The capital city Kolkata (Calcutta), nicknamed “The City of Joy,” is the hub of the Kolkata West Bengal Region. It was here that pioneer missionary William Carey and Mother Teresa and her Sisters of Mercy spent their lives caring for the people.
Founded by an agent of the East India Company, Kolkata was British India’s showpiece city, drawing the rich and famous as well as fortune seekers. Classical culture was already thriving in this region, as Indian kings had been avid patrons of art, dance, poetry and music. Kolkata was the capital of India under British rule until 1912, when it was then moved to Delhi.
As the eighth-largest metro area in the world, Kolkata remains politically influential—even though it has the world’s lowest standard of living. The city has vast slums and more than 1 million homeless residents.

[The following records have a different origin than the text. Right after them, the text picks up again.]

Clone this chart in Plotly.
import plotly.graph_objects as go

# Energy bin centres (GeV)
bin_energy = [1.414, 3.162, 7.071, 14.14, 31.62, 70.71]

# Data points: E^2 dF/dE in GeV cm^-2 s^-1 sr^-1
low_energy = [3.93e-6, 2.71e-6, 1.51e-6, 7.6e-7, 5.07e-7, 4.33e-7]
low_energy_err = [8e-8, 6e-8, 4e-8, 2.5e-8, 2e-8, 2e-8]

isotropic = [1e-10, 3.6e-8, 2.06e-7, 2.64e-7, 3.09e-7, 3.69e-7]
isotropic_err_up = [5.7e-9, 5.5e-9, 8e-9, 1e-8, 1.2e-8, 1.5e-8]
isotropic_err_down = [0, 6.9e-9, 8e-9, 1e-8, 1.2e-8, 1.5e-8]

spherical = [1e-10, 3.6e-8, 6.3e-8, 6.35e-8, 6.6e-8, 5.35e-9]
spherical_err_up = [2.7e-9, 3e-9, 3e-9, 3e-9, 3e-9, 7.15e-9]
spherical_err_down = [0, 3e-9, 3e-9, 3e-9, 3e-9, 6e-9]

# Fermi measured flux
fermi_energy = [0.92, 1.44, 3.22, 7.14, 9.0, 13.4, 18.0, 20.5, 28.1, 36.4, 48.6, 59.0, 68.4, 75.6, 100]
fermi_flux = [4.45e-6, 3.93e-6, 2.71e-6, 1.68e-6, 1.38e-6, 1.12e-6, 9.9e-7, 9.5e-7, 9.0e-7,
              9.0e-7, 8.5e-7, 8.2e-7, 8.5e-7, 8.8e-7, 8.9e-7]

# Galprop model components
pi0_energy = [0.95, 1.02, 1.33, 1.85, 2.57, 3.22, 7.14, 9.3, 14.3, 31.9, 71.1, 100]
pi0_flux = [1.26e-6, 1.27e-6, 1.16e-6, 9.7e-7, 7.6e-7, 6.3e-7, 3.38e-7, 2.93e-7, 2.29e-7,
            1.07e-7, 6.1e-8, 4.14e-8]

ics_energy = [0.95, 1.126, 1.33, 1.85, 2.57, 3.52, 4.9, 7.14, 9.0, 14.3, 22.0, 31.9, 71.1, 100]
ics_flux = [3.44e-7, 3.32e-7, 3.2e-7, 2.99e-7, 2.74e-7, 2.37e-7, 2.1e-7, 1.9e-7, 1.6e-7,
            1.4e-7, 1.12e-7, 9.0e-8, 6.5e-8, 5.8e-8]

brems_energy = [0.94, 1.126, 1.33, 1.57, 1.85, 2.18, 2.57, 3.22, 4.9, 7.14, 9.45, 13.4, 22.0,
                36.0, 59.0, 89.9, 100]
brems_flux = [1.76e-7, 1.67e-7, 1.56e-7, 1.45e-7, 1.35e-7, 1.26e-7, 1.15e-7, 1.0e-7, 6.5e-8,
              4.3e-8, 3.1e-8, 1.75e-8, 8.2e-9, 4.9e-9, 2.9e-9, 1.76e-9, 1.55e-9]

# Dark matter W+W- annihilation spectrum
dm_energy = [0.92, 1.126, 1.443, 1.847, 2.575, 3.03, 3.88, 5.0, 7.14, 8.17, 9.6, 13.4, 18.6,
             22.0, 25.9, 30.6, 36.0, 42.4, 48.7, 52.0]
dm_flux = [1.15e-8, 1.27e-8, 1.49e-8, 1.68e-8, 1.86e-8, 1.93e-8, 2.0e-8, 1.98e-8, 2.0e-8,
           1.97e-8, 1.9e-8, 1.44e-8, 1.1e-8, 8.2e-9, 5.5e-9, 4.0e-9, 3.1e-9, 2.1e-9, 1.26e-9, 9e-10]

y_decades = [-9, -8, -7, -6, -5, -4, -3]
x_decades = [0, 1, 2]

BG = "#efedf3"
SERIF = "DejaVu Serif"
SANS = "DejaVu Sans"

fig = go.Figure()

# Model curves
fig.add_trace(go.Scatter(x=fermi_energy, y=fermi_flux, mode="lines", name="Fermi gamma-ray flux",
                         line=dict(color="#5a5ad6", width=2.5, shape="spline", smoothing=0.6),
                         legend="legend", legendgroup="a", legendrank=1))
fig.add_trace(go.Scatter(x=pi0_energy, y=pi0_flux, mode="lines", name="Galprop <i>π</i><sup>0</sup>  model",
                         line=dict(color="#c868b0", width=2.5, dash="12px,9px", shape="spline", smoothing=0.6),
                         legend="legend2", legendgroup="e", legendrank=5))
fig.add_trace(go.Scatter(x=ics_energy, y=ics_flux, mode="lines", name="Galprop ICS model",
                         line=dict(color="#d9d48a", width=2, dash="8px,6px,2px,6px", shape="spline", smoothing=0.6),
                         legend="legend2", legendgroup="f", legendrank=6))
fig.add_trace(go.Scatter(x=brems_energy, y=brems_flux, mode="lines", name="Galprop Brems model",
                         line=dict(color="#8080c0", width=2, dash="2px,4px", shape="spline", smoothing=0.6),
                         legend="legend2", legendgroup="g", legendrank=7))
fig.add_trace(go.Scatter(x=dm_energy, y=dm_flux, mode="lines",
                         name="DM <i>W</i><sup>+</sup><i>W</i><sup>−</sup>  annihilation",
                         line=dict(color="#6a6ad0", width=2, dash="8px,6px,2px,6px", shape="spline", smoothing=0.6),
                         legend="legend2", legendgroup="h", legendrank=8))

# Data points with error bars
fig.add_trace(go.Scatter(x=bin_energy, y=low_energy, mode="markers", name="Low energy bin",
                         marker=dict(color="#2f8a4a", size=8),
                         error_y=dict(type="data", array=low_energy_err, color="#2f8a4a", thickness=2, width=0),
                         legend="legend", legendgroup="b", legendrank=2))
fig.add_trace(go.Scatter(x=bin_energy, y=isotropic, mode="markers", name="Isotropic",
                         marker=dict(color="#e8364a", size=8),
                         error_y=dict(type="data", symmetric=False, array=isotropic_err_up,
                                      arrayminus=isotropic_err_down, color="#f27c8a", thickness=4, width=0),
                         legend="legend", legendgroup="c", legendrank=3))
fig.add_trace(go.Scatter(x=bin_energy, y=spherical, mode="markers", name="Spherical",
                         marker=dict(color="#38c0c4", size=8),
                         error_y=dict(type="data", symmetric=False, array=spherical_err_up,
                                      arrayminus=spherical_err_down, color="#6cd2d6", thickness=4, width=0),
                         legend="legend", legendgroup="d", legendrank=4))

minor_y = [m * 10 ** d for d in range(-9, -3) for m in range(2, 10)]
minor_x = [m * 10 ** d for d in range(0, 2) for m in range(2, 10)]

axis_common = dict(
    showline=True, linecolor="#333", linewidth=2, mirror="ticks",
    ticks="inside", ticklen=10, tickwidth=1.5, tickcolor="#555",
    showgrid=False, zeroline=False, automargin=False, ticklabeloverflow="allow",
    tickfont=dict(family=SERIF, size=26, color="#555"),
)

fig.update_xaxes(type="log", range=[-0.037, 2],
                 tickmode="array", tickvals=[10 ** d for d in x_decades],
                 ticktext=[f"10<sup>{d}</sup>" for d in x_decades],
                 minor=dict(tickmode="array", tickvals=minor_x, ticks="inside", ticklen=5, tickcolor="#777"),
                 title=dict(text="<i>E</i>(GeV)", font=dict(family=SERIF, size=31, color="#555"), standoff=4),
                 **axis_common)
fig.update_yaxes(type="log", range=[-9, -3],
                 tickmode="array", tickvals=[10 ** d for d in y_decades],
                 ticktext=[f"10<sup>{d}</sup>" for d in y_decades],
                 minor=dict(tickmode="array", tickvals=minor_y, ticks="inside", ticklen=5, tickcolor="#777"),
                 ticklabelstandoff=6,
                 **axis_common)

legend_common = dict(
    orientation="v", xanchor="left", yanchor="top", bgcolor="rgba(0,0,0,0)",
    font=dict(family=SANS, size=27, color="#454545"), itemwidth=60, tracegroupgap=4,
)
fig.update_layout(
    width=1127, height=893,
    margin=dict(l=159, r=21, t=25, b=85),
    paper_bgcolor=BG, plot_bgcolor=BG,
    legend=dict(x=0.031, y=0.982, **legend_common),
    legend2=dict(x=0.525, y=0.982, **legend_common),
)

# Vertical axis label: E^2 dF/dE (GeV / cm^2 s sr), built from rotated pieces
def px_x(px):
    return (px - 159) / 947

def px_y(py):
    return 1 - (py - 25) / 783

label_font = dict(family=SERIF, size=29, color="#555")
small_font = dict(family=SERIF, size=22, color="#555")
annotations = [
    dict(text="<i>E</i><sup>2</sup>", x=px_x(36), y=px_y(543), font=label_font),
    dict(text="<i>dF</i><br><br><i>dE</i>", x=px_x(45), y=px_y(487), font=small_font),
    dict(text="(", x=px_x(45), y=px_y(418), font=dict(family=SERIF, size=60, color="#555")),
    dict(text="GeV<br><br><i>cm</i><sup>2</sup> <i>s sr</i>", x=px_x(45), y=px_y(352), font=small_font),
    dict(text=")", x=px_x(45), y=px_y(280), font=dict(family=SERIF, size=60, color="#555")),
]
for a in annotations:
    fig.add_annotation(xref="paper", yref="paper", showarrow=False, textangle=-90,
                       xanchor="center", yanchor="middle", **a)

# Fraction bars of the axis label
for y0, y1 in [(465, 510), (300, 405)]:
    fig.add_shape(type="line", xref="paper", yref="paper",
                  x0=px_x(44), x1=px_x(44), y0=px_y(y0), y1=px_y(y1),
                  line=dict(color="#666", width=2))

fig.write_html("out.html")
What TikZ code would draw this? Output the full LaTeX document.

The Kolkata Region is home to 9,000 villages, with lifestyles varying from businessmen to tribal fishermen who ply their trade in the Bay of Bengal. Agriculture is the region’s main livelihood, with bountiful crops such as rice, jute, potatoes, coconut, wheat, chilies and canola.
Baijis, rare river dolphins, can be found in the region’s rivers. The famous saltwater mangrove Sunderbans are also home to thousands of wild Bengal tigers. Just past the Sunderbans in the Bay of Bengal lie hundreds of extremely rural islands, with people living in some of the most primitive conditions imaginable.
The great contrast between the warm, dry north and the cool, humid south creates the weather pattern that leads to devastating cyclones in this region.